Fresh data released by the project-tracking database Centre for Monitoring Indian Economy (CMIE) shows that Indian companies announced new projects worth ₹2.05 trillion in the quarter ended June, down 35% from a four-quarter high of ₹3.15 trillion in the quarter that ended in March, and 22% lower than in the June quarter last year.
The drop in new project announcements was led by a sharp decline in new public sector projects. The share of new public sector projects fell to the lowest in 14 years. The last time new government project announcements were at a similar low was in the June quarter of 2004.
The share of private sector projects spiked. They accounted for two-thirds of new project announcements in the March quarter. In the June quarter, they accounted for three-fourths. However, the value of new private sector projects announced is still lower than in the March quarter. Besides, just one investment announcement—Jet Airways’ acquisition of Boeing 737 MAX aircraft—accounted for three-fourths of the value of the new projects announced by the private sector in the June quarter.
Among broad sectors, services, and specifically “air transport services” accounted for the bulk of new project announcements—again, on account of the aircraft orders. However, new project announcements fell in power and manufacturing, the two sectors which had led the recovery in investments in the previous quarter. Power projects announced during the latest quarter were solely in wind and solar power plants.
One silver lining in the data is the decline in the stalling rate, led by public sector projects. But the private sector stalling rate still remains near a record-high. Stalling rate is calculated as a percentage of the total projects under implementation so that the values are comparable across time. As much as 11% of all projects under implementation remain stalled, while 24% of all private sector projects remain stalled. In comparison, only 3% of government projects remained stalled.
The power and manufacturing sectors remained the worst affected by stalling. The power sector accounted for 34.7% of all stalled projects while manufacturing accounted for 27.7%. The biggest reasons for stalling are problems with fuel and raw materials, land acquisition and lack of funds.
The data suggests that a sustained recovery in the capex and growth cycle is still some way off. Given the high levels of toxic assets that still exist on the balance-sheets of banks and firms, it might take several quarters before the capex cycle revives sustainably.

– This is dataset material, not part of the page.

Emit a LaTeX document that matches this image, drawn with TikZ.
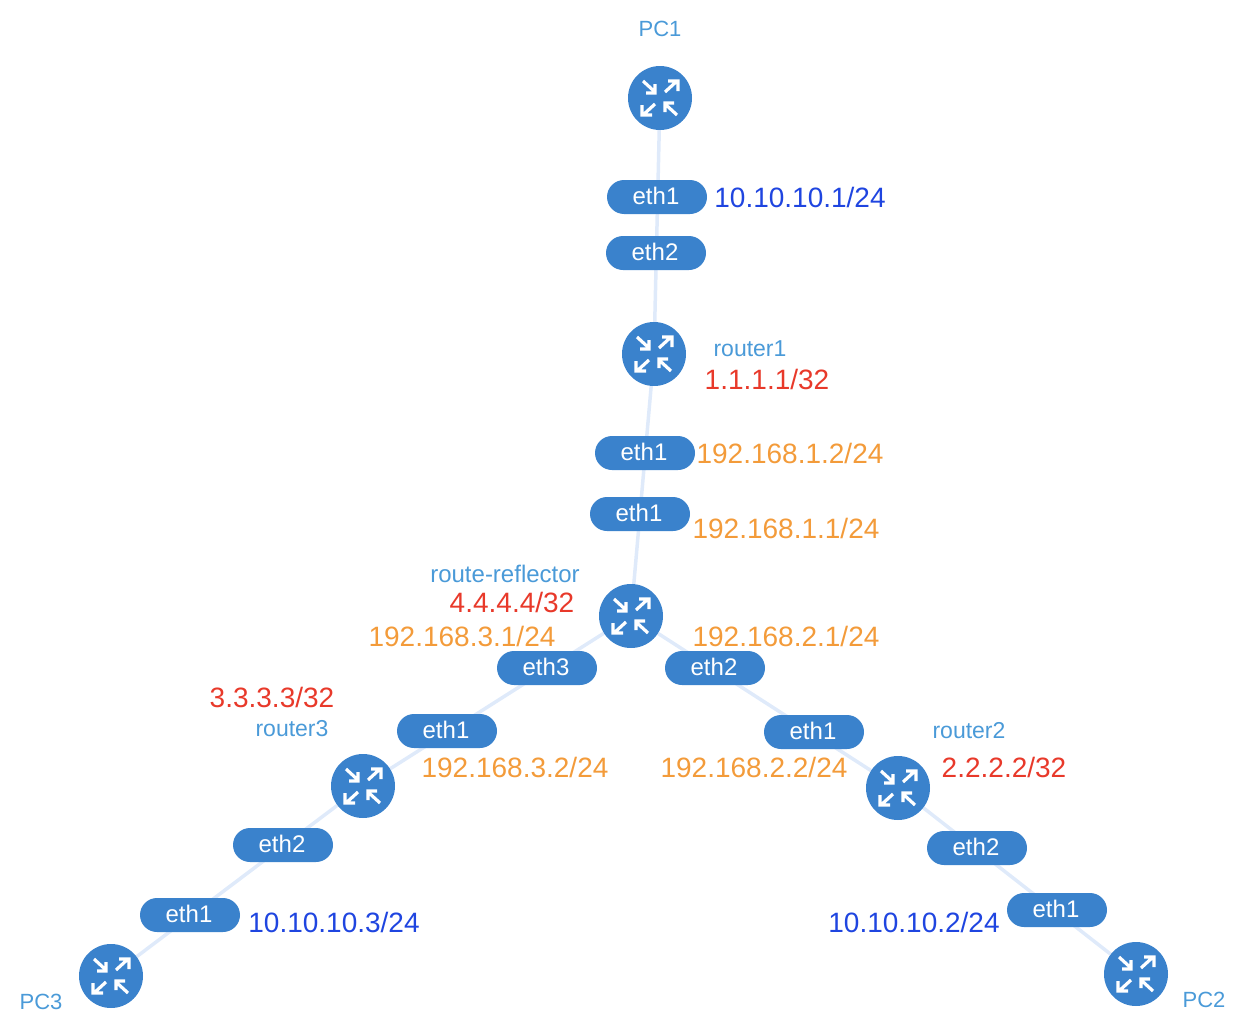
\documentclass[tikz,border=0pt]{standalone}
\usepackage{fontspec}
\setmainfont{Liberation Sans}
\usetikzlibrary{backgrounds,shapes.misc}
\definecolor{nodeblue}{HTML}{3A82CC}
\definecolor{linkblue}{HTML}{DFEAFA}
\definecolor{namecol}{HTML}{4A9AD8}
\definecolor{pccol}{HTML}{1F45E0}
\definecolor{transit}{HTML}{F39B3A}
\definecolor{loopcol}{HTML}{E8392A}
\tikzset{%
    device/.style={%
        circle, fill=nodeblue, minimum size=64pt, inner sep=0pt
    },
    port/.style={%
        rounded rectangle, fill=nodeblue, text=white, minimum width=100pt, minimum height=34pt, inner sep=0pt, text height=17pt, text depth=2pt, execute at end node=\hspace{2pt}, font=\fontsize{24}{24}\selectfont
    },
    link/.style={%
        draw=linkblue, line width=3.5pt
    },
    addr/.style={%
        inner sep=0pt, text height=20pt, text depth=0pt, font=\fontsize{28}{28}\selectfont
    },
    devname/.style={%
        inner sep=0pt, text=namecol, text height=17pt, text depth=0pt, font=\fontsize{23}{23}\selectfont
    },
    pcaddr/.style={addr, text=pccol},
    transitaddr/.style={addr, text=transit},
    loopaddr/.style={addr, text=loopcol},
    arrowpair/.pic={%
        \draw[white, line width=3.2pt] (5,-6) -- (17,-17) (8,-17) -- (18,-17) -- (18,-7);
        \draw[white, line width=3.2pt] (-17,-17) -- (-5,-6) (-5,-14) -- (-5,-5) -- (-14,-5);
    },
}
\begin{document}
\begin{tikzpicture}[x=1pt,y=-1pt]
      \useasboundingbox (0,0) rectangle (1248,1036);
      % devices
      \node[device] (pc1) at (660,98) {};
      \node[device] (router1) at (654,354) {};
      \node[device] (reflector) at (631,616) {};
      \node[device] (router3) at (363,786) {};
      \node[device] (router2) at (898,788) {};
      \node[device] (pc3) at (111,976) {};
      \node[device] (pc2) at (1136,974) {};
      \foreach \dev in {pc1,router1,reflector,router3,router2,pc3,pc2} {
        \pic at (\dev) {arrowpair};
        \pic[rotate=180] at (\dev) {arrowpair};
      }
      % links
      \begin{pgfonlayer}{background}
        \draw[link] (pc1) -- (router1);
        \draw[link] (router1) -- (reflector);
        \draw[link] (reflector) -- (router3);
        \draw[link] (reflector) -- (router2);
        \draw[link] (router3) -- (pc3);
        \draw[link] (router2) -- (pc2);
      \end{pgfonlayer}
      % ports
      \node[port] (pc1eth1) at (657,197) {eth1};
      \node[port] (r1eth2) at (656,253) {eth2};
      \node[port] (r1eth1) at (645,453) {eth1};
      \node[port] (rreth1) at (640,514) {eth1};
      \node[port] (rreth3) at (547,668) {eth3};
      \node[port] (rreth2) at (715,668) {eth2};
      \node[port] (r3eth1) at (447,731) {eth1};
      \node[port] (r2eth1) at (814,732) {eth1};
      \node[port] (r3eth2) at (283,845) {eth2};
      \node[port] (r2eth2) at (977,848) {eth2};
      \node[port] (pc3eth1) at (190,915) {eth1};
      \node[port] (pc2eth1) at (1057,910) {eth1};
      % names
      \node[devname, font=\fontsize{22}{22}\selectfont] (pc1name) at (660,28) {PC1};
      \node[devname] (r1name) at (750,348) {router1};
      \node[devname, font=\fontsize{24}{24}\selectfont] (rrname) at (505,574) {route-reflector};
      \node[devname] (r3name) at (292,728) {router3};
      \node[devname] (r2name) at (969,730) {router2};
      \node[devname, font=\fontsize{22}{22}\selectfont] (pc3name) at (41,1001) {PC3};
      \node[devname, font=\fontsize{22}{22}\selectfont] (pc2name) at (1204,999) {PC2};
      % addresses
      \node[pcaddr] (pc1addr) at (800,197) {10.10.10.1/24};
      \node[pcaddr] (pc3addr) at (334,922) {10.10.10.3/24};
      \node[pcaddr] (pc2addr) at (914,922) {10.10.10.2/24};
      \node[loopaddr] (r1loop) at (767,379) {1.1.1.1/32};
      \node[loopaddr] (rrloop) at (512,602) {4.4.4.4/32};
      \node[loopaddr] (r3loop) at (272,697) {3.3.3.3/32};
      \node[loopaddr] (r2loop) at (1004,767) {2.2.2.2/32};
      \node[transitaddr] (r1addr) at (790,453) {192.168.1.2/24};
      \node[transitaddr] (rraddr1) at (786,528) {192.168.1.1/24};
      \node[transitaddr] (rraddr3) at (462,636) {192.168.3.1/24};
      \node[transitaddr] (rraddr2) at (786,636) {192.168.2.1/24};
      \node[transitaddr] (r3addr) at (515,767) {192.168.3.2/24};
      \node[transitaddr] (r2addr) at (754,767) {192.168.2.2/24};
\end{tikzpicture}
\end{document}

The interest rate cycle also has turned, further dampening the outlook on investments. Last month, the Monetary Policy Committee of the Reserve Bank of India raised the repo rate by 25 basis points, the first such increase since January 2014. The likely increase in the cost of funds could discourage some businesses from making fresh investments. Finally, political uncertainty ahead of general elections next year could also weigh down investor sentiment in the coming months.